Instruction: Repeat exactly the lines from the line with "Write a web" to the line with "var font = 'Liberation", including both, and leave out any pictures.

Records for the exercise:

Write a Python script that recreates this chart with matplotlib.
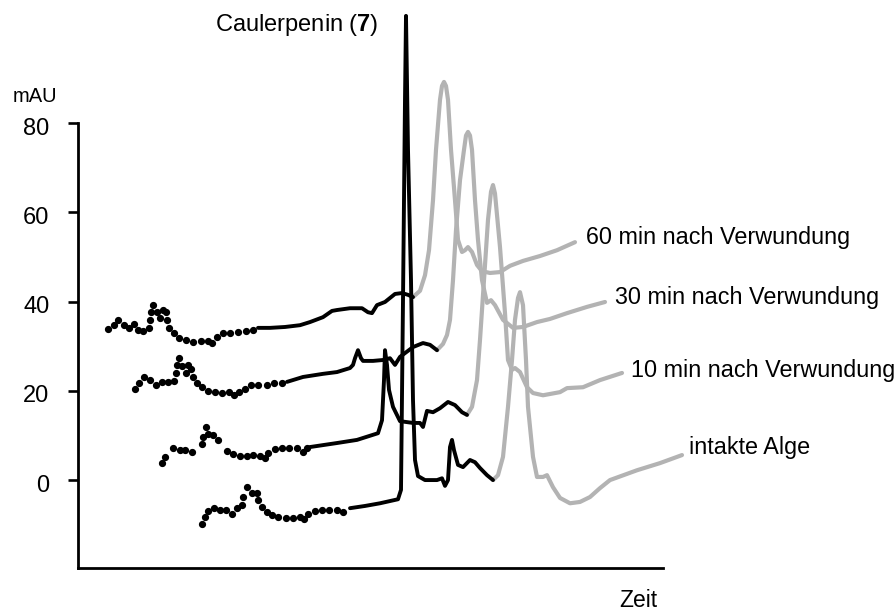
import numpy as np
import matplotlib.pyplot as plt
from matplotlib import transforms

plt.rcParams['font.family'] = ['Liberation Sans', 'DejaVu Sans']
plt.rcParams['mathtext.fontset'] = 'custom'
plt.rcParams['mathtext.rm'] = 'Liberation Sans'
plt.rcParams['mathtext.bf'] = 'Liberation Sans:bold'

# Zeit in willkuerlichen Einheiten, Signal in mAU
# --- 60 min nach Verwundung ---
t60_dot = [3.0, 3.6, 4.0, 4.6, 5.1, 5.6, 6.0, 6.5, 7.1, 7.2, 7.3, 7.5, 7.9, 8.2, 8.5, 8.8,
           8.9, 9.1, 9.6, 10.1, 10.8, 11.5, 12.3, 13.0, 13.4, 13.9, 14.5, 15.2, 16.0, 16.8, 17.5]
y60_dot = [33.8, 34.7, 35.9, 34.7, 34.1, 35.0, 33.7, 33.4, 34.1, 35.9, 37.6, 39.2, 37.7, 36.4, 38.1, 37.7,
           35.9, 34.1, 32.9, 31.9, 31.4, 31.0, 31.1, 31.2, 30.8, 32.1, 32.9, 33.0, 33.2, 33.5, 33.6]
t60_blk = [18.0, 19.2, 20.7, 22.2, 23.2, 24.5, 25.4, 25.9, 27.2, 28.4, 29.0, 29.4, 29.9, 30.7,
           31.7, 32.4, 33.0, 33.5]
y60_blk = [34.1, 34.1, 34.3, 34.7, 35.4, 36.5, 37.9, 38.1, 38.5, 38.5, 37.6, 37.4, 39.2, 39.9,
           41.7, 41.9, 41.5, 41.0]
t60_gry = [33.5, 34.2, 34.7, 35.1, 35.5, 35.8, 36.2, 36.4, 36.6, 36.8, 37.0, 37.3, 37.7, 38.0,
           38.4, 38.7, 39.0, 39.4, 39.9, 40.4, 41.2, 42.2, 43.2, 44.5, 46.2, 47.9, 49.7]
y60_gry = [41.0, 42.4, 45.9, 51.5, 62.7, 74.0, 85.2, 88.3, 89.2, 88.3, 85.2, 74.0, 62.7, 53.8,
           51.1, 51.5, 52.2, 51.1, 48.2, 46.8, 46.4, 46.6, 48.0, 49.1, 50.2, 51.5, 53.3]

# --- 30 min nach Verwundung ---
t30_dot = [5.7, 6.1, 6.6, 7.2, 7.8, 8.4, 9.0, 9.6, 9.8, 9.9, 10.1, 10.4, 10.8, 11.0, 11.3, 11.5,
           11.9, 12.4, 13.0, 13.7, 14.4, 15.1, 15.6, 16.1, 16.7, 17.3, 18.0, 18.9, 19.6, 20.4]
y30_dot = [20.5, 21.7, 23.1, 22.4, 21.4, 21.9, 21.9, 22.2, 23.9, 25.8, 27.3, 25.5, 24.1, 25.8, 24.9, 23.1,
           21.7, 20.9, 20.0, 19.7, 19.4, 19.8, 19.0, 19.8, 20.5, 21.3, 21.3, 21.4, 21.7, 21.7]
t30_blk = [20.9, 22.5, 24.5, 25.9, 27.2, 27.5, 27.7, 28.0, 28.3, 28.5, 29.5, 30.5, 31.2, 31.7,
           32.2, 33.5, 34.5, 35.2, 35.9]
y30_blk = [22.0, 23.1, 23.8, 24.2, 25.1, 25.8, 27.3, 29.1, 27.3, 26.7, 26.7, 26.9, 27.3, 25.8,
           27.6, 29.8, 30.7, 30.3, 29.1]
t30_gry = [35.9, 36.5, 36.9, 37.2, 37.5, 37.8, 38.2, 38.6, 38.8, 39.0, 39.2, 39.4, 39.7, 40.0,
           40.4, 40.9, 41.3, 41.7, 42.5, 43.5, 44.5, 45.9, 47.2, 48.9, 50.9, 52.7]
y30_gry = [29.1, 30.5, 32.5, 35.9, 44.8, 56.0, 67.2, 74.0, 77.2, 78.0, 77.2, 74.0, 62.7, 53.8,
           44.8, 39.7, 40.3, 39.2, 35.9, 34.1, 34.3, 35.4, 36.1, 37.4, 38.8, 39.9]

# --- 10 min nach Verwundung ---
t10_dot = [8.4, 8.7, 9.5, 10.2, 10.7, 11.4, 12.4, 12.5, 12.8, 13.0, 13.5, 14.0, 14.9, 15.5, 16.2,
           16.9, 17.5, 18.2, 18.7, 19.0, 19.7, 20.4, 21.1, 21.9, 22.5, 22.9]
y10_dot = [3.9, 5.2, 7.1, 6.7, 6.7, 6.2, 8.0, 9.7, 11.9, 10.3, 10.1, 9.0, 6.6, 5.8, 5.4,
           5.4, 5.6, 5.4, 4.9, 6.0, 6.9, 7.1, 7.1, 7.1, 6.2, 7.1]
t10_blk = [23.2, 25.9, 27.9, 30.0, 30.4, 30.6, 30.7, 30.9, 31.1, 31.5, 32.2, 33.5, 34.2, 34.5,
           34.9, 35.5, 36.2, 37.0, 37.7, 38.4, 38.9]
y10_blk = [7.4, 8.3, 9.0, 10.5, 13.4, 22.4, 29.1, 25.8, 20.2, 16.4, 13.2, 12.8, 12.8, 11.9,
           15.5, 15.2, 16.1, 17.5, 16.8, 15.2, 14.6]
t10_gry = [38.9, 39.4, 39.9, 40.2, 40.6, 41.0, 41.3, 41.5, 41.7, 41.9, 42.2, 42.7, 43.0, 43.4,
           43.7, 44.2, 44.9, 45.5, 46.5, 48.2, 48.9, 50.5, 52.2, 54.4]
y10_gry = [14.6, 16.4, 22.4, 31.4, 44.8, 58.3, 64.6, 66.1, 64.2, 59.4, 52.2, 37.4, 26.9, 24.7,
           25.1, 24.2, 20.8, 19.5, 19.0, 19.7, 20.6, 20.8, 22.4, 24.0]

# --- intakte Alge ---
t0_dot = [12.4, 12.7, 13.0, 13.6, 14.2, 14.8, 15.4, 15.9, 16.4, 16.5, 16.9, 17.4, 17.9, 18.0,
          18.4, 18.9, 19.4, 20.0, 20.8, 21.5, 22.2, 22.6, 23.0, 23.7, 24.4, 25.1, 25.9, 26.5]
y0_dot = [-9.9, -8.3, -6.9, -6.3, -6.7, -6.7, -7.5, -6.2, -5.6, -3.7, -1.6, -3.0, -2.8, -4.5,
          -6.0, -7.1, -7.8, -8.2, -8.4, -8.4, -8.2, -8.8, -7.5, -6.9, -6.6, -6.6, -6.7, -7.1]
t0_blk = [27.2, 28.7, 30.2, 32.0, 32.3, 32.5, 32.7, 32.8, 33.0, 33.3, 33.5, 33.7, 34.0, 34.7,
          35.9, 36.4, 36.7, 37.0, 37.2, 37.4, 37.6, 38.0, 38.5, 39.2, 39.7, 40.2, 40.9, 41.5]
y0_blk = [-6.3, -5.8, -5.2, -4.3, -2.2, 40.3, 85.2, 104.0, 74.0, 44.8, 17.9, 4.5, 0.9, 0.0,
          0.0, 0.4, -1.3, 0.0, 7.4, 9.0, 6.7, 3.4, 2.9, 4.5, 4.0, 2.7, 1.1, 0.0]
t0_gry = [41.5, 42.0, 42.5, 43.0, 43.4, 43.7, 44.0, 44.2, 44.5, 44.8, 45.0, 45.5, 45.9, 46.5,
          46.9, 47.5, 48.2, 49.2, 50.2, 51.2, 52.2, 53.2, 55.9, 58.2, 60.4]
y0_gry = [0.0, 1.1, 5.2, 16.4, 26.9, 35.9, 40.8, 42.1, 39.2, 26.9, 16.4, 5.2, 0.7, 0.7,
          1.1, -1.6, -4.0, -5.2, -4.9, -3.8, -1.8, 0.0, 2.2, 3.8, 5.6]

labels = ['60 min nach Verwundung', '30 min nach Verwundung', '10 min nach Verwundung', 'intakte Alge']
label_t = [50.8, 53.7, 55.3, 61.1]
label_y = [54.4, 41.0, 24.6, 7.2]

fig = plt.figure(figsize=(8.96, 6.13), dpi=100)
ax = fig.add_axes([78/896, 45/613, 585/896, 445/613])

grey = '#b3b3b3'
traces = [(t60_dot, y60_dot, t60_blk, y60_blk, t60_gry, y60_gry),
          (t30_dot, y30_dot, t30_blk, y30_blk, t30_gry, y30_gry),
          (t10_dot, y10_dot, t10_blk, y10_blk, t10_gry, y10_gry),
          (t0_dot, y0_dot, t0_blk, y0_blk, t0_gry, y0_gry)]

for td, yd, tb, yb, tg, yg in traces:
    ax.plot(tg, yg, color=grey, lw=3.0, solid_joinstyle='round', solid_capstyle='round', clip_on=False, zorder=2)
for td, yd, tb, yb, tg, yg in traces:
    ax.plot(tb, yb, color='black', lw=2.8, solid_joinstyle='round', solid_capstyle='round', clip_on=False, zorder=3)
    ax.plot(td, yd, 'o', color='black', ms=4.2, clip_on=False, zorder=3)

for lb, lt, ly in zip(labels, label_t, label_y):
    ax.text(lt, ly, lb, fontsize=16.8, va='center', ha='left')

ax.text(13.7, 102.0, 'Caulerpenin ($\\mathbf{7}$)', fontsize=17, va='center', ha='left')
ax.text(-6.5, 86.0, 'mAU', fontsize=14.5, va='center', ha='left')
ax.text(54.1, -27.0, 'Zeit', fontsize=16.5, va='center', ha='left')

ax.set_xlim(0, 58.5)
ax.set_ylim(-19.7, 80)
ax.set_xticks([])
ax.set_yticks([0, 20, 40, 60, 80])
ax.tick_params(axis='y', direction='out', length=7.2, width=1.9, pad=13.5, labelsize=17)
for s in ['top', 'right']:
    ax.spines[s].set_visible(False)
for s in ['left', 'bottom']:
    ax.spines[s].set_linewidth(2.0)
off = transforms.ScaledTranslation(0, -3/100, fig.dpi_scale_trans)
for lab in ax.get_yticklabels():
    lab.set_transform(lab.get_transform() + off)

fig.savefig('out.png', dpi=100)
* * *
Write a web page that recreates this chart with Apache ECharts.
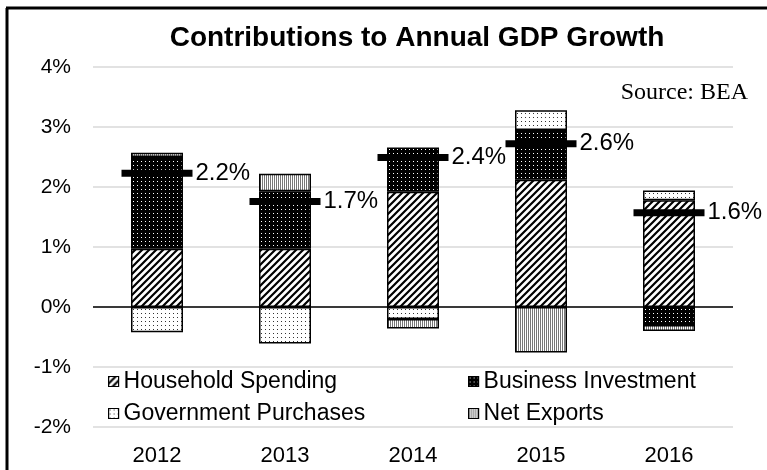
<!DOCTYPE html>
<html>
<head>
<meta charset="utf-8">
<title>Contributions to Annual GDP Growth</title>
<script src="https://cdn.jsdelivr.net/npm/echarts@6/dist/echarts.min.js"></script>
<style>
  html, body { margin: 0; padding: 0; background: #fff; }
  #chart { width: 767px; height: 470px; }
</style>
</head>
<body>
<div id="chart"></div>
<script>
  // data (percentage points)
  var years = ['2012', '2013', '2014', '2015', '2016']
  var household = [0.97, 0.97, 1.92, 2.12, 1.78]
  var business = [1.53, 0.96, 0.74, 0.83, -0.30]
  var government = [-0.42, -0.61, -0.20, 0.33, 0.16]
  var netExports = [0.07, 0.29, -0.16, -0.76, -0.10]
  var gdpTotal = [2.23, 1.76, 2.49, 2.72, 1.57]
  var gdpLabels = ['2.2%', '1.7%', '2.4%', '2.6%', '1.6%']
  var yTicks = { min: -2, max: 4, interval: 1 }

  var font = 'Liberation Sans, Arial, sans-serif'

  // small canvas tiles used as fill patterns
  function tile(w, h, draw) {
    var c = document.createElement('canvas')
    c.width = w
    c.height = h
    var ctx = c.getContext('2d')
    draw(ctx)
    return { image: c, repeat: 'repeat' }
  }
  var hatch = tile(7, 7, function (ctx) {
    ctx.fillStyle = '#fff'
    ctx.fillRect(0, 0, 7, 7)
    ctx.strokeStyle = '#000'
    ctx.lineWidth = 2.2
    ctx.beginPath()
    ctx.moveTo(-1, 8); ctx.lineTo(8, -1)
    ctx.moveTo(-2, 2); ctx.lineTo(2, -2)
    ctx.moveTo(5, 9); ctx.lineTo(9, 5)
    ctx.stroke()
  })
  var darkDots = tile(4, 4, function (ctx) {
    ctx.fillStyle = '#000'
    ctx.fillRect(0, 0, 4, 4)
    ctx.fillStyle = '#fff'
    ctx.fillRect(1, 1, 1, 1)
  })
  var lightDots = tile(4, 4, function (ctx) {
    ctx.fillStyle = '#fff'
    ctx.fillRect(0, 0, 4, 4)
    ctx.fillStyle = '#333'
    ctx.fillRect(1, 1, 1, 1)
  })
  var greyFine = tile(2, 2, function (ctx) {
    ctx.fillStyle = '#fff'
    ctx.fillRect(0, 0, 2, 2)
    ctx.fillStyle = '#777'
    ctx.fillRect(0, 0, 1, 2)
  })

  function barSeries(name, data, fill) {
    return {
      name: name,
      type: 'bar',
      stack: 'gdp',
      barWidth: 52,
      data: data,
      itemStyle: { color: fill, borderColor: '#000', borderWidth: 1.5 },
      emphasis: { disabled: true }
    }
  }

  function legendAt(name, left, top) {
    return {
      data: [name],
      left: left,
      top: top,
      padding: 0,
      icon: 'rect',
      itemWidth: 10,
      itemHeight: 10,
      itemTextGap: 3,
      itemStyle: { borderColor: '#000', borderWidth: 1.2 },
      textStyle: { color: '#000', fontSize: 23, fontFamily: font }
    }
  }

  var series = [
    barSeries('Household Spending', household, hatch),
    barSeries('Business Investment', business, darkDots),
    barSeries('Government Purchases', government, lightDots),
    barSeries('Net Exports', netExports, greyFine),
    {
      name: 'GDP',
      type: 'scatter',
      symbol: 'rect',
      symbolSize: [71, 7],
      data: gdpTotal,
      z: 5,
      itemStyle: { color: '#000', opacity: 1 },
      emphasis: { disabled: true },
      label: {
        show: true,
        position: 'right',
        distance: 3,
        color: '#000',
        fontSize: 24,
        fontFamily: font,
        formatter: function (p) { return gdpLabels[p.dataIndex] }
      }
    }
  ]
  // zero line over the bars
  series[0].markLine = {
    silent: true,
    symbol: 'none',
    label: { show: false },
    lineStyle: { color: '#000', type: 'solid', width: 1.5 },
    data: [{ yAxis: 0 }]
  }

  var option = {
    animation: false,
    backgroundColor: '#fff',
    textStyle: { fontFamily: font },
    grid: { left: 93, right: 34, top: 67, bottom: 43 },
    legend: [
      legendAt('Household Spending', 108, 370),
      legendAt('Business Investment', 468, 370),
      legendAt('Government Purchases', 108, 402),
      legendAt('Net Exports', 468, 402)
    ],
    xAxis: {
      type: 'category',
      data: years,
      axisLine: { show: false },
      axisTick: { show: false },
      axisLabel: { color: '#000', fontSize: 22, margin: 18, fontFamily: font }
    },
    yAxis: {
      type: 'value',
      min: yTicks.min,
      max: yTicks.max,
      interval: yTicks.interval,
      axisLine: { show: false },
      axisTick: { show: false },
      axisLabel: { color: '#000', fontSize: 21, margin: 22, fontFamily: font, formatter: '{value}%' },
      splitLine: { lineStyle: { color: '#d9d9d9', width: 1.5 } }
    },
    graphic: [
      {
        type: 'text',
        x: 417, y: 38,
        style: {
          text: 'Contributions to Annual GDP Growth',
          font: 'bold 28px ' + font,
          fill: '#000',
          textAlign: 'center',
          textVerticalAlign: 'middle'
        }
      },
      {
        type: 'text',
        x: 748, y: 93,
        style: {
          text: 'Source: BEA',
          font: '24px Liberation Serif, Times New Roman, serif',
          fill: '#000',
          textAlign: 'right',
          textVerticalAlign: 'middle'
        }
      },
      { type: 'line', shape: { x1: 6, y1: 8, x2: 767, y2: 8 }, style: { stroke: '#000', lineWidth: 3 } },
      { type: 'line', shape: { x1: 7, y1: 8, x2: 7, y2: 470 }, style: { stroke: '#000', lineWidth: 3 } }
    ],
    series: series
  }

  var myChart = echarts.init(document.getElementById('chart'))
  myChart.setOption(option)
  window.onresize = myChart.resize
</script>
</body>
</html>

Written solution:
Write a web page that recreates this chart with Apache ECharts.
<!DOCTYPE html>
<html>
<head>
<meta charset="utf-8">
<title>Contributions to Annual GDP Growth</title>
<script src="https://cdn.jsdelivr.net/npm/echarts@6/dist/echarts.min.js"></script>
<style>
  html, body { margin: 0; padding: 0; background: #fff; }
  #chart { width: 767px; height: 470px; }
</style>
</head>
<body>
<div id="chart"></div>
<script>
  // data (percentage points)
  var years = ['2012', '2013', '2014', '2015', '2016']
  var household = [0.97, 0.97, 1.92, 2.12, 1.78]
  var business = [1.53, 0.96, 0.74, 0.83, -0.30]
  var government = [-0.42, -0.61, -0.20, 0.33, 0.16]
  var netExports = [0.07, 0.29, -0.16, -0.76, -0.10]
  var gdpTotal = [2.23, 1.76, 2.49, 2.72, 1.57]
  var gdpLabels = ['2.2%', '1.7%', '2.4%', '2.6%', '1.6%']
  var yTicks = { min: -2, max: 4, interval: 1 }

  var font = 'Liberation Sans, Arial, sans-serif'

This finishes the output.